In a 1971 memo to the U.S. Chamber of Commerce, the late U.S. Supreme Court Justice Lewis Powell laid out a plan for corporate America to counter social movements, such as environmentalism, that stood in the way of big business. Known as the Powell Memo, it promoted the need for the economically advantaged to control the courts and flagged higher ed and mainstream media as troublesome. He wrote: “But independent and uncoordinated activity by individual corporations, as important as this is, will not be sufficient. Strength lies in organization, in careful long-range planning and implementation, in the consistency of action over an indefinite period of years, in the scale of financing available only through joint effort, and in the political power available only through united action and national organizations.”

The point there is progressive-minded folk don’t have a monopoly on organizing. Conservatives do it, too.  A wonderful pep rally can’t compete with a solid game plan. Brown would tell you the Trump campaign had a message that connected, and the cascade of White House executive orders is the result.

“Think about that,” Brown said. “They organized. They built power. And they won. That’s what happened. We’ve got to organize people. We have to touch somebody, and that just can’t be a transactional thing,” Brown said.

Another Powell, Frankie Powell, Ph.D., is a lot of things — an educator, a researcher, an activist, a mentor. She’s an organizer, too, involved years ago in the Nov. 3, 1979, pro-Black, anti-Ku Klux Klan movement that became known as the Greensboro Massacre. American Nazis and members of the Klan shot and killed five members of the Communist Workers Party during a rally originating at a Greensboro public housing community.
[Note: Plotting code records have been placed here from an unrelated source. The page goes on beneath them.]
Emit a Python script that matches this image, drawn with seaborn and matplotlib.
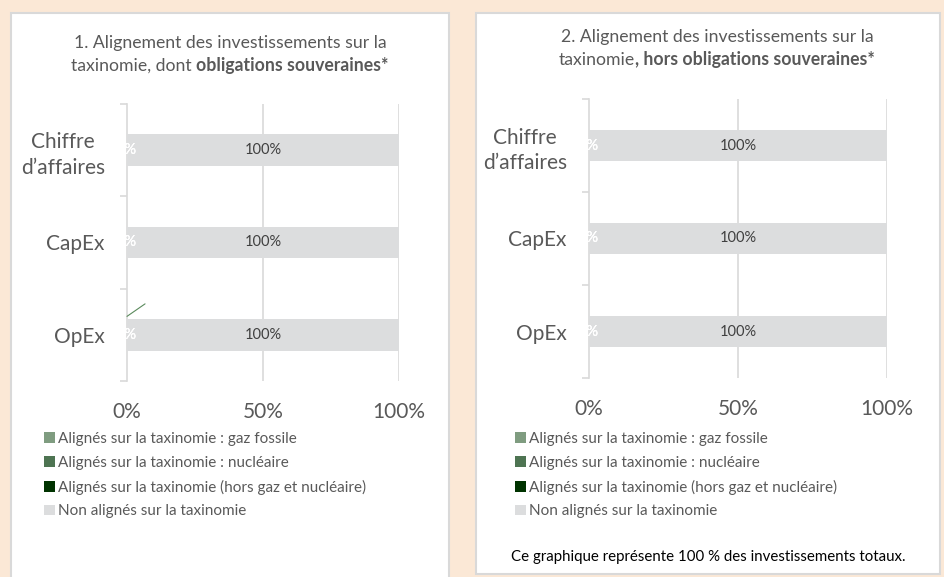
import numpy as np
import pandas as pd
import matplotlib
matplotlib.use("Agg")
import matplotlib.pyplot as plt
from matplotlib.patches import Rectangle, Patch
import seaborn as sns

# ---------------- data ----------------
categories = ["Chiffre\nd’affaires", "CapEx", "OpEx"]
series_names = [
    "Alignés sur la taxinomie : gaz fossile",
    "Alignés sur la taxinomie : nucléaire",
    "Alignés sur la taxinomie (hors gaz et nucléaire)",
    "Non alignés sur la taxinomie",
]
# chart 1 : including sovereign bonds (percent)
c1_gaz = [0, 0, 0]
c1_nuc = [0, 0, 0]
c1_hors = [0, 0, 0]
c1_non = [100, 100, 100]
# chart 2 : excluding sovereign bonds (percent)
c2_gaz = [0, 0, 0]
c2_nuc = [0, 0, 0]
c2_hors = [0, 0, 0]
c2_non = [100, 100, 100]

xticks = [0, 50, 100]
xtick_labels = ["0%", "50%", "100%"]

title1_a = "1. Alignement des investissements sur la"
title1_b = ("taxinomie, dont ", "obligations souveraines*")
title2_a = "2. Alignement des investissements sur la"
title2_b = ("taxinomie", ", hors obligations souveraines*")
footer = "Ce graphique représente 100 % des investissements totaux."

# ---------------- style ----------------
colors = ["#7F9C80", "#4E7452", "#003300", "#DCDDDE"]
label_colors = ["white", "white", "white", "#404040"]
TXT = "#595959"
BG = "#FBE8D6"
FONT = ["Lato", "DejaVu Sans"]

sns.set_theme(style="white")
plt.rcParams["font.family"] = FONT

fig = plt.figure(figsize=(9.44, 5.77), dpi=100, facecolor=BG)
W, H = 944, 577


def fx(px):
    return px / W


def fy(py):
    return 1 - py / H


# white panels
for (x0, y0, x1, y1) in [(11, 13, 449, 580), (476, 13, 940, 574)]:
    fig.patches.append(Rectangle((fx(x0), fy(y1)), fx(x1 - x0), fy(y0) - fy(y1),
                                 transform=fig.transFigure, facecolor="white",
                                 edgecolor="#D9D9D9", linewidth=1.5, zorder=-5))


def draw_panel(ax, gaz, nuc, hors, non, leader=False):
    vals = [gaz, nuc, hors, non]
    df = pd.DataFrame({"cat": categories})
    cum = np.zeros(len(categories))
    cums = []
    for v in vals:
        cum = cum + np.array(v, dtype=float)
        cums.append(cum.copy())
    # draw from total back to first series so they stack
    for i in range(len(vals) - 1, -1, -1):
        df["v"] = cums[i]
        sns.barplot(data=df, x="v", y="cat", orient="h", color=colors[i],
                    width=0.34, errorbar=None, ax=ax, saturation=1,
                    linewidth=0, zorder=3)
    # labels
    for i, v in enumerate(vals):
        start = cums[i] - np.array(v, dtype=float)
        for j, val in enumerate(v):
            ax.text(start[j] + val / 2, j, f"{val:.0f}%", ha="center", va="center",
                    fontsize=10.5, color=label_colors[i], zorder=5)
    if leader:
        j = len(categories) - 1
        ax.annotate("", xy=(cums[0][j], j - 0.2), xytext=(13, 9),
                    textcoords="offset points",
                    arrowprops=dict(arrowstyle="-", color="#5A8A5C", lw=0.8,
                                    shrinkA=0, shrinkB=0), zorder=6)
    ax.set_xlim(0, 100)
    ax.set_xticks(xticks)
    ax.set_xticklabels(xtick_labels)
    ax.set_xlabel("")
    ax.set_ylabel("")
    ax.set_ylim(len(categories) - 0.5, -0.5)
    ax.set_yticks(range(len(categories)))
    ax.set_yticklabels(categories, linespacing=1.35, multialignment="center")
    ax.set_yticks(np.arange(-0.5, len(categories), 1.0), minor=True)
    ax.tick_params(axis="y", which="major", length=0, pad=16, labelsize=15, labelcolor=TXT)
    ax.tick_params(axis="y", which="minor", length=5, width=1.2, color="#D9D9D9", left=True)
    ax.tick_params(axis="x", length=0, pad=15, labelsize=15, labelcolor=TXT)
    for s in ["top", "right", "bottom"]:
        ax.spines[s].set_visible(False)
    ax.spines["left"].set_color("#D9D9D9")
    ax.spines["left"].set_linewidth(1.2)
    for x in xticks[1:]:
        ax.axvline(x, color="#D9D9D9", lw=1.2, zorder=1)
    ax.set_facecolor("none")


ax1 = fig.add_axes([fx(127), fy(381), fx(399 - 127), fy(104) - fy(381)])
ax2 = fig.add_axes([fx(589), fy(378), fx(887 - 589), fy(99) - fy(378)])
draw_panel(ax1, c1_gaz, c1_nuc, c1_hors, c1_non, leader=True)
draw_panel(ax2, c2_gaz, c2_nuc, c2_hors, c2_non)

renderer = fig.canvas.get_renderer()


def mixed_title(cx, y1, y2, line1, parts):
    fig.text(fx(cx), fy(y1), line1, ha="center", va="center", fontsize=12.7, color=TXT)
    t1 = fig.text(0, fy(y2), parts[0], ha="left", va="center", fontsize=12.7, color=TXT)
    t2 = fig.text(0, fy(y2), parts[1], ha="left", va="center", fontsize=12.7,
                  color=TXT, fontweight="bold")
    w1 = t1.get_window_extent(renderer).width
    w2 = t2.get_window_extent(renderer).width
    left = cx - (w1 + w2) / 2
    t1.set_x(fx(left))
    t2.set_x(fx(left + w1))


mixed_title(230, 43, 66, title1_a, title1_b)
mixed_title(717, 37, 60, title2_a, title2_b)

handles = [Patch(facecolor=c, edgecolor="none") for c in colors]
for xl, ax in [(44, ax1), (515, ax2)]:
    fig.legend(handles, series_names, loc="upper left",
               bbox_to_anchor=(fx(xl), fy(432)), frameon=False, fontsize=11,
               labelcolor=TXT, handlelength=0.7, handleheight=0.7,
               handletextpad=0.2, labelspacing=0.64, borderpad=0, borderaxespad=0)

fig.text(fx(708), fy(557), footer, ha="center", va="center", fontsize=10.8, color="black")

fig.savefig("out.png", dpi=100, facecolor=BG)
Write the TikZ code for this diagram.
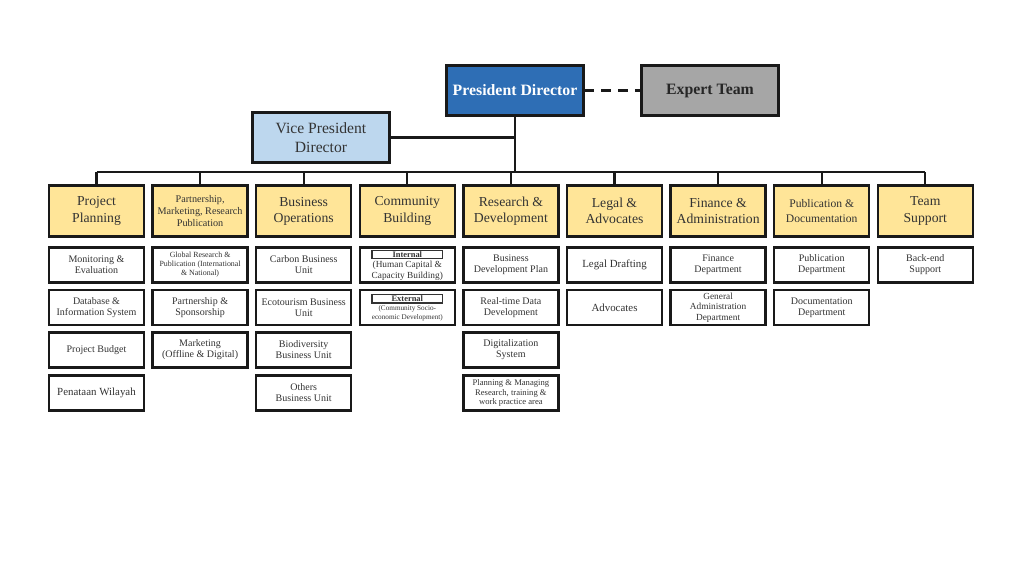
\documentclass[tikz,border=0pt]{standalone}
\usepackage{fontspec}
\setmainfont{Liberation Serif}
\usetikzlibrary{positioning}
\definecolor{presblue}{HTML}{2E6EB5}
\definecolor{viceblue}{HTML}{BDD7EE}
\definecolor{expertgray}{HTML}{A6A6A6}
\definecolor{unityellow}{HTML}{FFE598}
\newcommand{\tagbox}[1]{\setlength{\fboxsep}{0.3pt}\setlength{\fboxrule}{0.6pt}\fbox{\makebox[39pt]{\bfseries #1}}}

\begin{document}
\begin{tikzpicture}[x=0.02cm, y=-0.02cm,
    box/.style={draw=black!90, line width=1.4pt, align=center, inner sep=1pt, text=black!80},
    topbox/.style={box, minimum width=2.74cm, minimum height=1.0cm, font=\fontsize{8.9}{10.8}\selectfont},
    head/.style={box, fill=unityellow, minimum width=1.9cm, minimum height=1.02cm,
                 font=\fontsize{7.8}{9.2}\selectfont},
    sub/.style={box, fill=white, minimum width=1.9cm, minimum height=0.7cm,
                font=\fontsize{5.7}{6.3}\selectfont},
    link/.style={line width=1.3pt, black!90}
  ]
  \useasboundingbox (0,0) rectangle (1024,576);
  % --- Top management ---
  \node[topbox, fill=presblue, text=white, font=\fontsize{9}{10}\selectfont\bfseries] (pres) at (515,90.5) {President Director};
  \node[topbox, fill=expertgray, text=black!85, font=\fontsize{9}{10}\selectfont\bfseries] (expert) at (710,90.5) {Expert Team};
  \node[topbox, fill=viceblue] (vice) at (321,137.5) {Vice President\\Director};
  \draw[link, line width=1.5pt, dash pattern=on 5.5pt off 4pt] (pres.east) -- (expert.west);
  \coordinate (bus) at (515,172);
  \draw[link] (pres.south) -- (bus);
  \draw[link] (vice.east) -- (vice.east -| pres.south);

  % --- Units ---
  \node[head] (h1) at (96.5,211) {Project\\Planning};
  \node[head, font=\fontsize{5.8}{6.6}\selectfont] (h2) at (200.1,211) {Partnership,\\Marketing, Research\\Publication};
  \node[head] (h3) at (303.7,211) {Business\\Operations};
  \node[head] (h4) at (407.3,211) {Community\\Building};
  \node[head] (h5) at (510.9,211) {Research \&\\Development};
  \node[head] (h6) at (614.5,211) {Legal \&\\Advocates};
  \node[head] (h7) at (718.1,211) {Finance \&\\Administration};
  \node[head, font=\fontsize{6.6}{8}\selectfont] (h8) at (821.7,211) {Publication \&\\Documentation};
  \node[head] (h9) at (925.3,211) {Team\\Support};
  \draw[link] (h1.north |- bus) -- (h9.north |- bus);
  \foreach \i in {1,...,9}
    \draw[link] (h\i.north |- bus) -- (h\i.north);

  % --- Project Planning ---
  \node[sub] (pp1) at (96.5,265) {Monitoring \&\\Evaluation};
  \node[sub] (pp2) at (96.5,307.5) {Database \&\\Information System};
  \node[sub] (pp3) at (96.5,350) {Project Budget};
  \node[sub, font=\fontsize{6.2}{7}\selectfont] (pp4) at (96.5,393) {Penataan Wilayah};
  % --- Partnership ---
  \node[sub, font=\fontsize{4.5}{5.1}\selectfont] (pm1) at (200.1,265) {Global Research \&\\Publication (International\\\& National)};
  \node[sub] (pm2) at (200.1,307.5) {Partnership \&\\Sponsorship};
  \node[sub] (pm3) at (200.1,350) {Marketing\\(Offline \& Digital)};
  % --- Business Operations ---
  \node[sub] (bo1) at (303.7,265) {Carbon Business\\Unit};
  \node[sub] (bo2) at (303.7,307.5) {Ecotourism Business\\Unit};
  \node[sub] (bo3) at (303.7,350) {Biodiversity\\Business Unit};
  \node[sub] (bo4) at (303.7,393) {Others\\Business Unit};
  % --- Community Building ---
  \node[sub, font=\fontsize{5.3}{5.9}\selectfont] (cb1) at (407.3,265)
    {{\fontsize{4.8}{5}\selectfont\tagbox{Internal}}\\(Human Capital \&\\Capacity Building)};
  \node[sub, font=\fontsize{4.1}{4.9}\selectfont] (cb2) at (407.3,307.5)
    {{\fontsize{4.8}{5}\selectfont\tagbox{External}}\\(Community Socio-\\economic Development)};
  % --- Research & Development ---
  \node[sub] (rd1) at (510.9,265) {Business\\Development Plan};
  \node[sub] (rd2) at (510.9,307.5) {Real-time Data\\Development};
  \node[sub] (rd3) at (510.9,350) {Digitalization\\System};
  \node[sub, font=\fontsize{4.9}{5.6}\selectfont] (rd4) at (510.9,393) {Planning \& Managing\\Research, training \&\\work practice area};
  % --- Legal ---
  \node[sub, font=\fontsize{6.2}{7}\selectfont] (la1) at (614.5,265) {Legal Drafting};
  \node[sub, font=\fontsize{6.2}{7}\selectfont] (la2) at (614.5,307.5) {Advocates};
  % --- Finance ---
  \node[sub] (fa1) at (718.1,265) {Finance\\Department};
  \node[sub, font=\fontsize{5.3}{5.9}\selectfont] (fa2) at (718.1,307.5) {General\\Administration\\Department};
  % --- Publication ---
  \node[sub] (pd1) at (821.7,265) {Publication\\Department};
  \node[sub] (pd2) at (821.7,307.5) {Documentation\\Department};
  % --- Team Support ---
  \node[sub] (ts1) at (925.3,265) {Back-end\\Support};
\end{tikzpicture}
\end{document}
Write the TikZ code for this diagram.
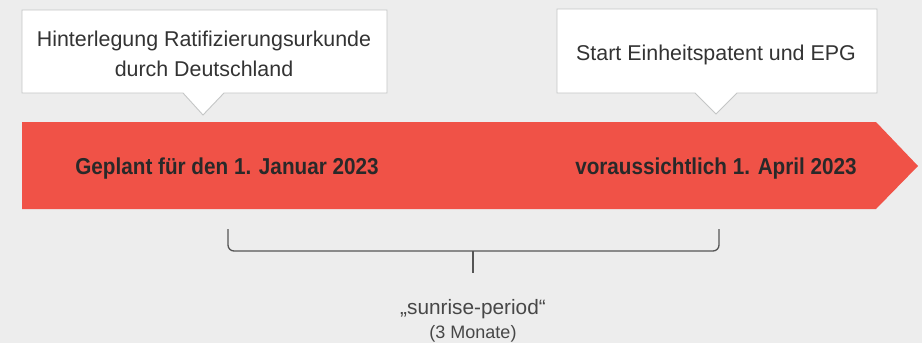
\documentclass[tikz,border=0pt]{standalone}
\usepackage{fontspec}
\setmainfont{Liberation Sans}
\newfontfamily\boldcond[FakeStretch=0.9]{Liberation Sans Bold}
\definecolor{bg}{HTML}{EDEDED}
\definecolor{band}{HTML}{F05247}
\definecolor{boxline}{HTML}{C4C6C6}
\definecolor{txt}{HTML}{333333}
\definecolor{brace}{HTML}{555555}
\begin{document}
\begin{tikzpicture}[x=1pt,y=-1pt,
  callout/.style={fill=white,draw=boxline,line width=0.9pt,line join=miter},
  calltext/.style={text=txt,font=\fontsize{21.4}{30}\selectfont,align=center,inner sep=0pt},
  bandtext/.style={text=txt!80!black,font=\boldcond\fontsize{23}{26}\selectfont,inner sep=0pt,anchor=base},
  bracestyle/.style={draw=brace,line width=1.3pt,rounded corners=6pt},
  lbl/.style={text=txt!90,inner sep=0pt,align=center,anchor=base}]
\fill[bg] (0,0) rectangle (922,343);
\useasboundingbox (0,0) rectangle (922,343);
% callouts
\draw[callout] (22,10) -- (387,10) -- (387,93) -- (224,93) -- (203,115) -- (183,93) -- (22,93) -- cycle;
\draw[callout] (557,9) -- (877,9) -- (877,93) -- (737,93) -- (716,114) -- (695,93) -- (557,93) -- cycle;
\node[calltext] (c1) at (204,54) {Hinterlegung Ratifizierungsurkunde\\durch Deutschland};
\node[calltext,anchor=base] (c2) at (716,60) {Start Einheitspatent und EPG};
% band
\fill[band] (22,122) -- (876,122) -- (918,166) -- (876,209) -- (22,209) -- cycle;
\node[bandtext] (d1) at (227,174) {Geplant für den 1. Januar 2023};
\node[bandtext] (d2) at (716,174) {voraussichtlich 1. April 2023};
% brace
\coordinate (bl) at (228,229);
\coordinate (br) at (719,229);
\coordinate (bm) at (473,251);
\coordinate (bs) at (473,273);
\draw[bracestyle] (bl) -- (bl |- bm) -- (br |- bm) -- (br);
\draw[draw=brace,line width=1.3pt] (bm) -- (bs);
\node[lbl,font=\fontsize{20.8}{23}\selectfont] (s1) at (473,314) {„sunrise-period“};
\node[lbl,font=\fontsize{18}{20}\selectfont] (s2) at (473,338) {(3 Monate)};
\end{tikzpicture}
\end{document}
The Building Back Black retreat included required reading about the Greensboro Massacre. Powell was at the retreat, and it’s as if she emerged from the pages of history.

“Dr. Powell was literally in the book,” Brown said.

While Powell didn’t ultimately absorb an assassin’s bullet, she did, in fact, take one. “Dr. Powell took a bullet at the Greensboro Massacre. Pregnant,” Brown said. Powell is a living exhibit of Advance Carolina’s why, Brown suggested.

“All the rights and freedoms that we have right now weren’t because some folks in this country just decided to do the right thing. It’s because people organized on those that were oppressing them,” Brown said. “So when we let go of doing that, then we get to where we get organized on. And that’s what’s happening now — we’re getting organized on.”